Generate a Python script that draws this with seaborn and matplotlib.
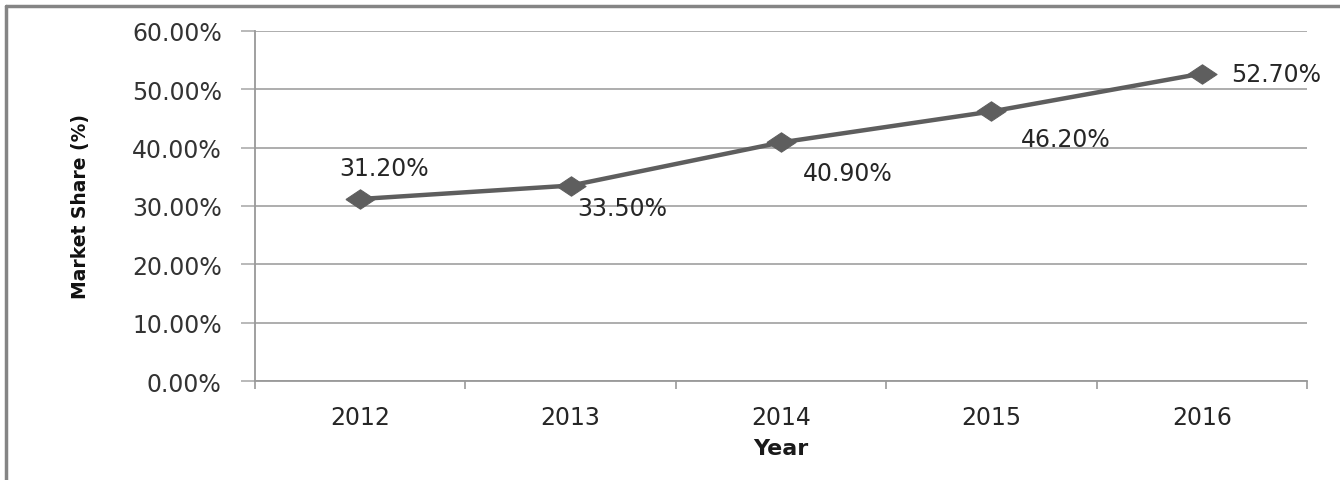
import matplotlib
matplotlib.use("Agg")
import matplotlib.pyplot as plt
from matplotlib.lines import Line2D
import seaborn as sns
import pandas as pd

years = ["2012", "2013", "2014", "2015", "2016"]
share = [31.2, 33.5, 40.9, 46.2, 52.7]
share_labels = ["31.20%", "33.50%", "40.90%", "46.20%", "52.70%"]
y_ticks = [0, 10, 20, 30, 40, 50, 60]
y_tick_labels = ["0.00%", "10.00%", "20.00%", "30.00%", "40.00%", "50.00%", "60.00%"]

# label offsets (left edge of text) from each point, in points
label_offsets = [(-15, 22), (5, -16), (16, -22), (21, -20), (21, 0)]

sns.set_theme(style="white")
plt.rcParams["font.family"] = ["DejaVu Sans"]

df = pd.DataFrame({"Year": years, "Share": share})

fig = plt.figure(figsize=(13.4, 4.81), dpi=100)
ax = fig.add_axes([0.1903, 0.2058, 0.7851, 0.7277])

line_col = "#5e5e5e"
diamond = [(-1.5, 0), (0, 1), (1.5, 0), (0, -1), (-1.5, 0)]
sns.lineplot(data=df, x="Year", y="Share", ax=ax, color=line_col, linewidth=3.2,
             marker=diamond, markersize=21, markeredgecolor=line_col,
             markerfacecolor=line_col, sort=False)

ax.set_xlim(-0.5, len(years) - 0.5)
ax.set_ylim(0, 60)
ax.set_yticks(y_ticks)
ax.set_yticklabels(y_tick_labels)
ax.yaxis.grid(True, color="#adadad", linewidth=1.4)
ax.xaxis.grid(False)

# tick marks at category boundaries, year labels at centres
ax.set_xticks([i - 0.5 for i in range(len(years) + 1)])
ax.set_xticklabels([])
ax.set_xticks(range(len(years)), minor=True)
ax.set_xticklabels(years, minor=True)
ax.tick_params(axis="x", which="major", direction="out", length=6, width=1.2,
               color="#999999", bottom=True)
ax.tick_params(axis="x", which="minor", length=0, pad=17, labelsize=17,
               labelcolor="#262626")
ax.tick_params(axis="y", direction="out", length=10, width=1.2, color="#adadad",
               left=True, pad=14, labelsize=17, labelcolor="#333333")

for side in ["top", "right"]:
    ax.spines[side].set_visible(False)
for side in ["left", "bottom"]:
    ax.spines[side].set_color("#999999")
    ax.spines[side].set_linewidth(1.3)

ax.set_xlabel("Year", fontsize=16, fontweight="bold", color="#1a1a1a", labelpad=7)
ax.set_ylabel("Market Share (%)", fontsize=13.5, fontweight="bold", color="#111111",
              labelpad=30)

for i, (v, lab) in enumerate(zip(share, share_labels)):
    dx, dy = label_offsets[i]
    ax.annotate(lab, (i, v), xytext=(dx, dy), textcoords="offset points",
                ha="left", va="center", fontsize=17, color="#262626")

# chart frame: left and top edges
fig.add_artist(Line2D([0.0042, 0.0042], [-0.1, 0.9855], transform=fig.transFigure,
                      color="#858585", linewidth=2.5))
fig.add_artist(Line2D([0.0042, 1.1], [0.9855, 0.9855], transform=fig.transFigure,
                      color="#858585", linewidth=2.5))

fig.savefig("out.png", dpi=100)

### WHAT THE EXERCISE ASKS
Extract the full listing above verbatim; pictures are to be left out of the copy.

### COMPLETE ANSWER
Generate a Python script that draws this with seaborn and matplotlib.
import matplotlib
matplotlib.use("Agg")
import matplotlib.pyplot as plt
from matplotlib.lines import Line2D
import seaborn as sns
import pandas as pd

years = ["2012", "2013", "2014", "2015", "2016"]
share = [31.2, 33.5, 40.9, 46.2, 52.7]
share_labels = ["31.20%", "33.50%", "40.90%", "46.20%", "52.70%"]
y_ticks = [0, 10, 20, 30, 40, 50, 60]
y_tick_labels = ["0.00%", "10.00%", "20.00%", "30.00%", "40.00%", "50.00%", "60.00%"]

# label offsets (left edge of text) from each point, in points
label_offsets = [(-15, 22), (5, -16), (16, -22), (21, -20), (21, 0)]

sns.set_theme(style="white")
plt.rcParams["font.family"] = ["DejaVu Sans"]

df = pd.DataFrame({"Year": years, "Share": share})

fig = plt.figure(figsize=(13.4, 4.81), dpi=100)
ax = fig.add_axes([0.1903, 0.2058, 0.7851, 0.7277])

line_col = "#5e5e5e"
diamond = [(-1.5, 0), (0, 1), (1.5, 0), (0, -1), (-1.5, 0)]
sns.lineplot(data=df, x="Year", y="Share", ax=ax, color=line_col, linewidth=3.2,
             marker=diamond, markersize=21, markeredgecolor=line_col,
             markerfacecolor=line_col, sort=False)

ax.set_xlim(-0.5, len(years) - 0.5)
ax.set_ylim(0, 60)
ax.set_yticks(y_ticks)
ax.set_yticklabels(y_tick_labels)
ax.yaxis.grid(True, color="#adadad", linewidth=1.4)
ax.xaxis.grid(False)

# tick marks at category boundaries, year labels at centres
ax.set_xticks([i - 0.5 for i in range(len(years) + 1)])
ax.set_xticklabels([])
ax.set_xticks(range(len(years)), minor=True)
ax.set_xticklabels(years, minor=True)
ax.tick_params(axis="x", which="major", direction="out", length=6, width=1.2,
               color="#999999", bottom=True)
ax.tick_params(axis="x", which="minor", length=0, pad=17, labelsize=17,
               labelcolor="#262626")
ax.tick_params(axis="y", direction="out", length=10, width=1.2, color="#adadad",
               left=True, pad=14, labelsize=17, labelcolor="#333333")

for side in ["top", "right"]:
    ax.spines[side].set_visible(False)
for side in ["left", "bottom"]:
    ax.spines[side].set_color("#999999")
    ax.spines[side].set_linewidth(1.3)

ax.set_xlabel("Year", fontsize=16, fontweight="bold", color="#1a1a1a", labelpad=7)
ax.set_ylabel("Market Share (%)", fontsize=13.5, fontweight="bold", color="#111111",
              labelpad=30)

for i, (v, lab) in enumerate(zip(share, share_labels)):
    dx, dy = label_offsets[i]
    ax.annotate(lab, (i, v), xytext=(dx, dy), textcoords="offset points",
                ha="left", va="center", fontsize=17, color="#262626")

# chart frame: left and top edges
fig.add_artist(Line2D([0.0042, 0.0042], [-0.1, 0.9855], transform=fig.transFigure,
                      color="#858585", linewidth=2.5))
fig.add_artist(Line2D([0.0042, 1.1], [0.9855, 0.9855], transform=fig.transFigure,
                      color="#858585", linewidth=2.5))

fig.savefig("out.png", dpi=100)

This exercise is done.